TASK BRIEF: Leaving the pictures aside, transcribe every line below exactly.
⁂
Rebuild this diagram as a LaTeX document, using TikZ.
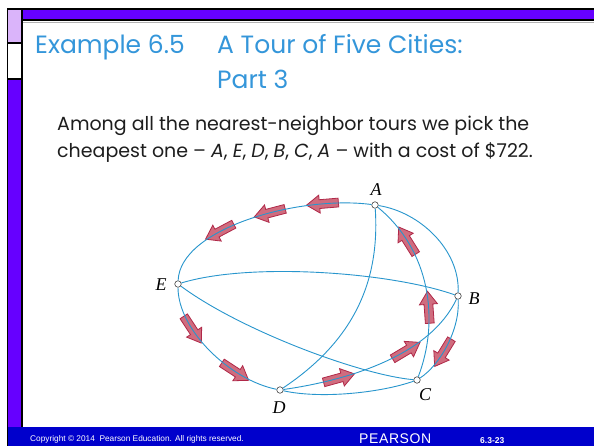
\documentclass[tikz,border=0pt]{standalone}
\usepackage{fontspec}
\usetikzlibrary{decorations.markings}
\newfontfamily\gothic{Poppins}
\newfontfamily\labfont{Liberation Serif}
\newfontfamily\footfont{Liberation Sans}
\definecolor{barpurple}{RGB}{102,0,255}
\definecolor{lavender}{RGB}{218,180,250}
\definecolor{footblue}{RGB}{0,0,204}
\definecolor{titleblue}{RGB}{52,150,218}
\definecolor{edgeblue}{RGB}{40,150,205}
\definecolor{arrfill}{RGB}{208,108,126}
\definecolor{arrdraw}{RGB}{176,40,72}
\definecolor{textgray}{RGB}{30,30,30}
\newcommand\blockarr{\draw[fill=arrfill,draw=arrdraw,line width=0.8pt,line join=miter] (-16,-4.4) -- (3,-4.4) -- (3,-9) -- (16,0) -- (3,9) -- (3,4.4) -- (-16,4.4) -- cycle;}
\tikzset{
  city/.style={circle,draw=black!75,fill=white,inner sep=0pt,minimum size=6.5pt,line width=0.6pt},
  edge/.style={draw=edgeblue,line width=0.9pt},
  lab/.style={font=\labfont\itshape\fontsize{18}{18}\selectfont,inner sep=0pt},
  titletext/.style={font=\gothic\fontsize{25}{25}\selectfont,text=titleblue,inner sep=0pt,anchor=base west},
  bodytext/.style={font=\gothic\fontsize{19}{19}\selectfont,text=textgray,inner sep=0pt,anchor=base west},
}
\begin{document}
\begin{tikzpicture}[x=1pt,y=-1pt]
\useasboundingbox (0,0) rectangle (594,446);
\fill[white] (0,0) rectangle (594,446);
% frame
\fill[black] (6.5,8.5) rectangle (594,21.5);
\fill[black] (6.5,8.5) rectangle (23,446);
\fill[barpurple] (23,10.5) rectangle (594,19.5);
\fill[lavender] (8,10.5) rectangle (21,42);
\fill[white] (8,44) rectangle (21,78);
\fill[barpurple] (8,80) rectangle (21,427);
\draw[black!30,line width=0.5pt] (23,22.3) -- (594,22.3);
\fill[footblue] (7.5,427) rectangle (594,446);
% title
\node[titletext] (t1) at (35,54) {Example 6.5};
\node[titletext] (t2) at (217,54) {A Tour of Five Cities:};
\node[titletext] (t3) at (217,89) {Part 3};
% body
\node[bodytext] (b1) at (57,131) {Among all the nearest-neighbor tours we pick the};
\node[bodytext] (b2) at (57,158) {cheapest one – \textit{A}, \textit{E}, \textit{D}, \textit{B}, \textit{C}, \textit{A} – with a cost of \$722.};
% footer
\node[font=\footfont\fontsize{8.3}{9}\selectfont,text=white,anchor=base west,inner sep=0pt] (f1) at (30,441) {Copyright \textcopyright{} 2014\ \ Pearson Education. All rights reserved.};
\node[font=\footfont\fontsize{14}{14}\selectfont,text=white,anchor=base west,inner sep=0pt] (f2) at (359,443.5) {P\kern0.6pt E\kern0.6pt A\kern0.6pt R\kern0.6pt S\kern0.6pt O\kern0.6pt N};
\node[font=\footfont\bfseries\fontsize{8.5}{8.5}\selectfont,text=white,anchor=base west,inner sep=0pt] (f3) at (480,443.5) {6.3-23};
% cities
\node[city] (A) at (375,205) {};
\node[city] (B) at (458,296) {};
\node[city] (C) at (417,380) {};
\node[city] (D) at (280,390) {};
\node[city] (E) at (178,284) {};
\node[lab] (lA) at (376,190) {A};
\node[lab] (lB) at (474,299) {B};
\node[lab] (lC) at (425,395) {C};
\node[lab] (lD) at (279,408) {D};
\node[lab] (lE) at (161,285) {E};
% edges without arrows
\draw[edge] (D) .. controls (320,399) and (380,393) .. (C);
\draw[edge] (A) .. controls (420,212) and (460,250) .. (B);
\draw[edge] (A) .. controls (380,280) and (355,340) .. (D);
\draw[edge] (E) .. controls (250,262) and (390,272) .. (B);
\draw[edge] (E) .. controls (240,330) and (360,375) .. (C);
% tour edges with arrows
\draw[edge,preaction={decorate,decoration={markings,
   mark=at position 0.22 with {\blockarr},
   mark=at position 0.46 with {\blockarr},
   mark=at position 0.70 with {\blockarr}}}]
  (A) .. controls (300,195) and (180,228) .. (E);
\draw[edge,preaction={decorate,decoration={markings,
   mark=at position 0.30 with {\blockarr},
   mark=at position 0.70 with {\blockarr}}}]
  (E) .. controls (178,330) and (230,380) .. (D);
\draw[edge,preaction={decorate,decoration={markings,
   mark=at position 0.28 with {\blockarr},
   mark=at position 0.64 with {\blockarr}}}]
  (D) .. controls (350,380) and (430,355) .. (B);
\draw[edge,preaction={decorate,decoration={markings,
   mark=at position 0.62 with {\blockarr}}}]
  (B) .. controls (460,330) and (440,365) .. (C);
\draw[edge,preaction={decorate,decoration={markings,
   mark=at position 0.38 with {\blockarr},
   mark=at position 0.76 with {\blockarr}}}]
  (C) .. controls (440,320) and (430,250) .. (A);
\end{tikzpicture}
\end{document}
⁂
EXPECTED ANSWER:
Rebuild this diagram as a LaTeX document, using TikZ.
\documentclass[tikz,border=0pt]{standalone}
\usepackage{fontspec}
\usetikzlibrary{decorations.markings}
\newfontfamily\gothic{Poppins}
\newfontfamily\labfont{Liberation Serif}
\newfontfamily\footfont{Liberation Sans}
\definecolor{barpurple}{RGB}{102,0,255}
\definecolor{lavender}{RGB}{218,180,250}
\definecolor{footblue}{RGB}{0,0,204}
\definecolor{titleblue}{RGB}{52,150,218}
\definecolor{edgeblue}{RGB}{40,150,205}
\definecolor{arrfill}{RGB}{208,108,126}
\definecolor{arrdraw}{RGB}{176,40,72}
\definecolor{textgray}{RGB}{30,30,30}
\newcommand\blockarr{\draw[fill=arrfill,draw=arrdraw,line width=0.8pt,line join=miter] (-16,-4.4) -- (3,-4.4) -- (3,-9) -- (16,0) -- (3,9) -- (3,4.4) -- (-16,4.4) -- cycle;}
\tikzset{
  city/.style={circle,draw=black!75,fill=white,inner sep=0pt,minimum size=6.5pt,line width=0.6pt},
  edge/.style={draw=edgeblue,line width=0.9pt},
  lab/.style={font=\labfont\itshape\fontsize{18}{18}\selectfont,inner sep=0pt},
  titletext/.style={font=\gothic\fontsize{25}{25}\selectfont,text=titleblue,inner sep=0pt,anchor=base west},
  bodytext/.style={font=\gothic\fontsize{19}{19}\selectfont,text=textgray,inner sep=0pt,anchor=base west},
}
\begin{document}
\begin{tikzpicture}[x=1pt,y=-1pt]
\useasboundingbox (0,0) rectangle (594,446);
\fill[white] (0,0) rectangle (594,446);
% frame
\fill[black] (6.5,8.5) rectangle (594,21.5);
\fill[black] (6.5,8.5) rectangle (23,446);
\fill[barpurple] (23,10.5) rectangle (594,19.5);
\fill[lavender] (8,10.5) rectangle (21,42);
\fill[white] (8,44) rectangle (21,78);
\fill[barpurple] (8,80) rectangle (21,427);
\draw[black!30,line width=0.5pt] (23,22.3) -- (594,22.3);
\fill[footblue] (7.5,427) rectangle (594,446);
% title
\node[titletext] (t1) at (35,54) {Example 6.5};
\node[titletext] (t2) at (217,54) {A Tour of Five Cities:};
\node[titletext] (t3) at (217,89) {Part 3};
% body
\node[bodytext] (b1) at (57,131) {Among all the nearest-neighbor tours we pick the};
\node[bodytext] (b2) at (57,158) {cheapest one – \textit{A}, \textit{E}, \textit{D}, \textit{B}, \textit{C}, \textit{A} – with a cost of \$722.};
% footer
\node[font=\footfont\fontsize{8.3}{9}\selectfont,text=white,anchor=base west,inner sep=0pt] (f1) at (30,441) {Copyright \textcopyright{} 2014\ \ Pearson Education. All rights reserved.};
\node[font=\footfont\fontsize{14}{14}\selectfont,text=white,anchor=base west,inner sep=0pt] (f2) at (359,443.5) {P\kern0.6pt E\kern0.6pt A\kern0.6pt R\kern0.6pt S\kern0.6pt O\kern0.6pt N};
\node[font=\footfont\bfseries\fontsize{8.5}{8.5}\selectfont,text=white,anchor=base west,inner sep=0pt] (f3) at (480,443.5) {6.3-23};
% cities
\node[city] (A) at (375,205) {};
\node[city] (B) at (458,296) {};
\node[city] (C) at (417,380) {};
\node[city] (D) at (280,390) {};
\node[city] (E) at (178,284) {};
\node[lab] (lA) at (376,190) {A};
\node[lab] (lB) at (474,299) {B};
\node[lab] (lC) at (425,395) {C};
\node[lab] (lD) at (279,408) {D};
\node[lab] (lE) at (161,285) {E};
% edges without arrows
\draw[edge] (D) .. controls (320,399) and (380,393) .. (C);
\draw[edge] (A) .. controls (420,212) and (460,250) .. (B);
\draw[edge] (A) .. controls (380,280) and (355,340) .. (D);
\draw[edge] (E) .. controls (250,262) and (390,272) .. (B);
\draw[edge] (E) .. controls (240,330) and (360,375) .. (C);
% tour edges with arrows
\draw[edge,preaction={decorate,decoration={markings,
   mark=at position 0.22 with {\blockarr},
   mark=at position 0.46 with {\blockarr},
   mark=at position 0.70 with {\blockarr}}}]
  (A) .. controls (300,195) and (180,228) .. (E);
\draw[edge,preaction={decorate,decoration={markings,
   mark=at position 0.30 with {\blockarr},
   mark=at position 0.70 with {\blockarr}}}]
  (E) .. controls (178,330) and (230,380) .. (D);
\draw[edge,preaction={decorate,decoration={markings,
   mark=at position 0.28 with {\blockarr},
   mark=at position 0.64 with {\blockarr}}}]
  (D) .. controls (350,380) and (430,355) .. (B);
\draw[edge,preaction={decorate,decoration={markings,
   mark=at position 0.62 with {\blockarr}}}]
  (B) .. controls (460,330) and (440,365) .. (C);
\draw[edge,preaction={decorate,decoration={markings,
   mark=at position 0.38 with {\blockarr},
   mark=at position 0.76 with {\blockarr}}}]
  (C) .. controls (440,320) and (430,250) .. (A);
\end{tikzpicture}
\end{document}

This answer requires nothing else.